#### WHAT YOU SHOULD DO:
Retype the whole listing verbatim and keep the pictures out of it.

>> START

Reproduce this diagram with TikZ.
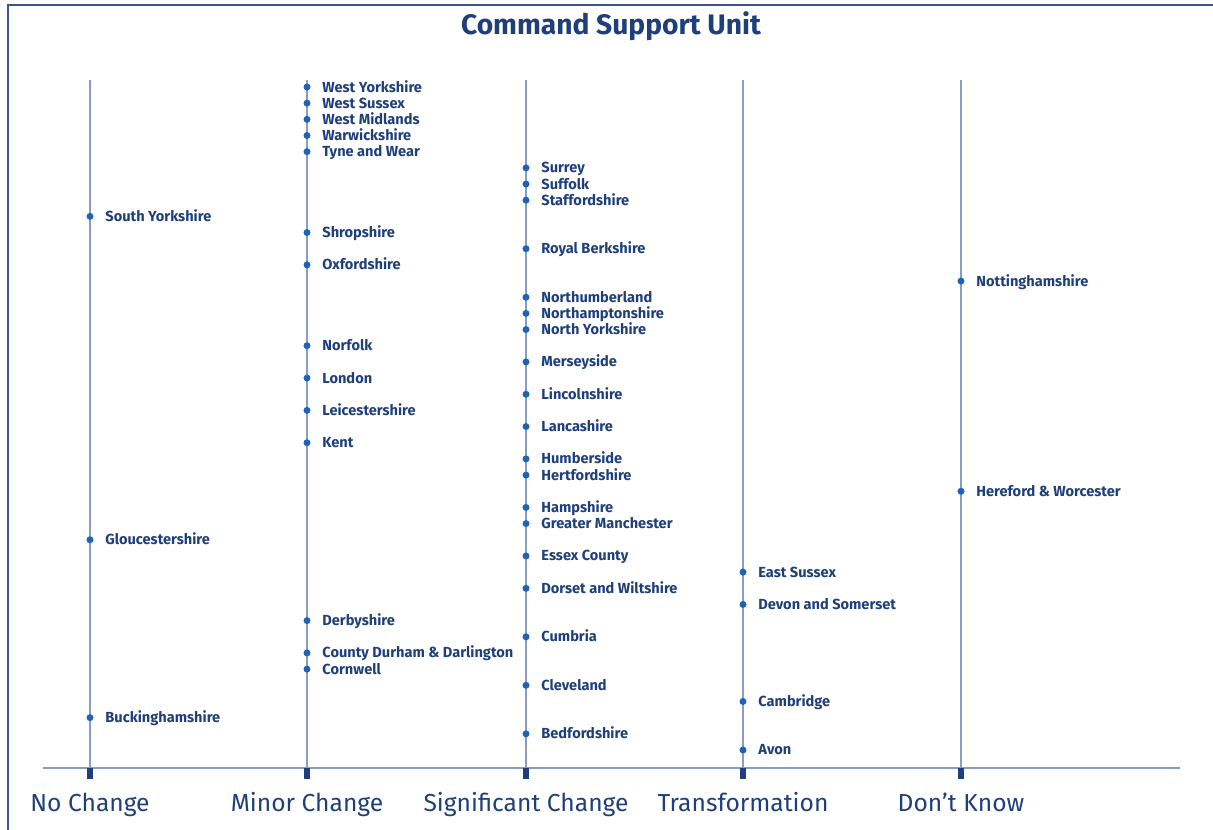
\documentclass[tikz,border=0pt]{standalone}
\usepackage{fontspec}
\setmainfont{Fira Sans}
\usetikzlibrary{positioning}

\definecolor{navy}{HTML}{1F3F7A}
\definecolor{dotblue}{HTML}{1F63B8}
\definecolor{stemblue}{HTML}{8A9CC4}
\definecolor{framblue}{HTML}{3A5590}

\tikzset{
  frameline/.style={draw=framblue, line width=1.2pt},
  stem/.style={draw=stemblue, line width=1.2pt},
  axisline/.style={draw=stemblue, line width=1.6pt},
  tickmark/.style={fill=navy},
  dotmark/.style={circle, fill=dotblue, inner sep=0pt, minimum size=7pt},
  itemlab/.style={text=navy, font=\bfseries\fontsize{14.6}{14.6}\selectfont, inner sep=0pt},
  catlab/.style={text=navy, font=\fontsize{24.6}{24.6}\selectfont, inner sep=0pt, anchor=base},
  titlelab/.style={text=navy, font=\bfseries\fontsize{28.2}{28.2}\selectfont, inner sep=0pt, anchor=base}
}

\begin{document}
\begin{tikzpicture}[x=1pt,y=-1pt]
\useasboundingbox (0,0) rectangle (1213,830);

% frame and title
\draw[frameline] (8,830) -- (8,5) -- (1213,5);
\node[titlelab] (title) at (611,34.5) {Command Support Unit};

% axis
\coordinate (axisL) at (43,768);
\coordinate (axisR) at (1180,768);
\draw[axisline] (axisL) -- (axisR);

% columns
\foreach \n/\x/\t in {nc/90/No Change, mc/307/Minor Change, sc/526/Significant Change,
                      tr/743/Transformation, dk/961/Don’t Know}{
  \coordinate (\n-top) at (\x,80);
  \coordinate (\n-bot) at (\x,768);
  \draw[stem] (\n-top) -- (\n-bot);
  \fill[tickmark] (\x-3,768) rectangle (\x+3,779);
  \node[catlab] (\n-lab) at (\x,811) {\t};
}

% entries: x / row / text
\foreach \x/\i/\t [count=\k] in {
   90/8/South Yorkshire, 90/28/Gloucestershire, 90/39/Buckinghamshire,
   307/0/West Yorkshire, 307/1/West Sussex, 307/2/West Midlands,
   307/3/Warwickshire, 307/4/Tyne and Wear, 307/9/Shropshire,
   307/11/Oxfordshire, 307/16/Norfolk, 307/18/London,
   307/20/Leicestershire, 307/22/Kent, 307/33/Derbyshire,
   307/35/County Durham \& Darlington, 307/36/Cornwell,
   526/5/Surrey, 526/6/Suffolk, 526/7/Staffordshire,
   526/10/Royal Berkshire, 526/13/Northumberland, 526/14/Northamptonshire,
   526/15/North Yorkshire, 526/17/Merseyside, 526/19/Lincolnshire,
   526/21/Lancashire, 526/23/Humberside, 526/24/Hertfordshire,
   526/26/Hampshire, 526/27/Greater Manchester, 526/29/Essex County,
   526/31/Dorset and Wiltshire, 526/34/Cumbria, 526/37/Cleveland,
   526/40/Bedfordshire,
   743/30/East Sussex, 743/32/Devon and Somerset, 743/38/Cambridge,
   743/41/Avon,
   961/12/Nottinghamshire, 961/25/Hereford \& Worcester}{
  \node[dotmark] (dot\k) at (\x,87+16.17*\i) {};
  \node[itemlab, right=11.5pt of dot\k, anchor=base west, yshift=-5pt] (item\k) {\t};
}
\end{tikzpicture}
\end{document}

>> END

#### FULL SOLUTION:
Reproduce this diagram with TikZ.
\documentclass[tikz,border=0pt]{standalone}
\usepackage{fontspec}
\setmainfont{Fira Sans}
\usetikzlibrary{positioning}

\definecolor{navy}{HTML}{1F3F7A}
\definecolor{dotblue}{HTML}{1F63B8}
\definecolor{stemblue}{HTML}{8A9CC4}
\definecolor{framblue}{HTML}{3A5590}

\tikzset{
  frameline/.style={draw=framblue, line width=1.2pt},
  stem/.style={draw=stemblue, line width=1.2pt},
  axisline/.style={draw=stemblue, line width=1.6pt},
  tickmark/.style={fill=navy},
  dotmark/.style={circle, fill=dotblue, inner sep=0pt, minimum size=7pt},
  itemlab/.style={text=navy, font=\bfseries\fontsize{14.6}{14.6}\selectfont, inner sep=0pt},
  catlab/.style={text=navy, font=\fontsize{24.6}{24.6}\selectfont, inner sep=0pt, anchor=base},
  titlelab/.style={text=navy, font=\bfseries\fontsize{28.2}{28.2}\selectfont, inner sep=0pt, anchor=base}
}

\begin{document}
\begin{tikzpicture}[x=1pt,y=-1pt]
\useasboundingbox (0,0) rectangle (1213,830);

% frame and title
\draw[frameline] (8,830) -- (8,5) -- (1213,5);
\node[titlelab] (title) at (611,34.5) {Command Support Unit};

% axis
\coordinate (axisL) at (43,768);
\coordinate (axisR) at (1180,768);
\draw[axisline] (axisL) -- (axisR);

% columns
\foreach \n/\x/\t in {nc/90/No Change, mc/307/Minor Change, sc/526/Significant Change,
                      tr/743/Transformation, dk/961/Don’t Know}{
  \coordinate (\n-top) at (\x,80);
  \coordinate (\n-bot) at (\x,768);
  \draw[stem] (\n-top) -- (\n-bot);
  \fill[tickmark] (\x-3,768) rectangle (\x+3,779);
  \node[catlab] (\n-lab) at (\x,811) {\t};
}

% entries: x / row / text
\foreach \x/\i/\t [count=\k] in {
   90/8/South Yorkshire, 90/28/Gloucestershire, 90/39/Buckinghamshire,
   307/0/West Yorkshire, 307/1/West Sussex, 307/2/West Midlands,
   307/3/Warwickshire, 307/4/Tyne and Wear, 307/9/Shropshire,
   307/11/Oxfordshire, 307/16/Norfolk, 307/18/London,
   307/20/Leicestershire, 307/22/Kent, 307/33/Derbyshire,
   307/35/County Durham \& Darlington, 307/36/Cornwell,
   526/5/Surrey, 526/6/Suffolk, 526/7/Staffordshire,
   526/10/Royal Berkshire, 526/13/Northumberland, 526/14/Northamptonshire,
   526/15/North Yorkshire, 526/17/Merseyside, 526/19/Lincolnshire,
   526/21/Lancashire, 526/23/Humberside, 526/24/Hertfordshire,
   526/26/Hampshire, 526/27/Greater Manchester, 526/29/Essex County,
   526/31/Dorset and Wiltshire, 526/34/Cumbria, 526/37/Cleveland,
   526/40/Bedfordshire,
   743/30/East Sussex, 743/32/Devon and Somerset, 743/38/Cambridge,
   743/41/Avon,
   961/12/Nottinghamshire, 961/25/Hereford \& Worcester}{
  \node[dotmark] (dot\k) at (\x,87+16.17*\i) {};
  \node[itemlab, right=11.5pt of dot\k, anchor=base west, yshift=-5pt] (item\k) {\t};
}
\end{tikzpicture}
\end{document}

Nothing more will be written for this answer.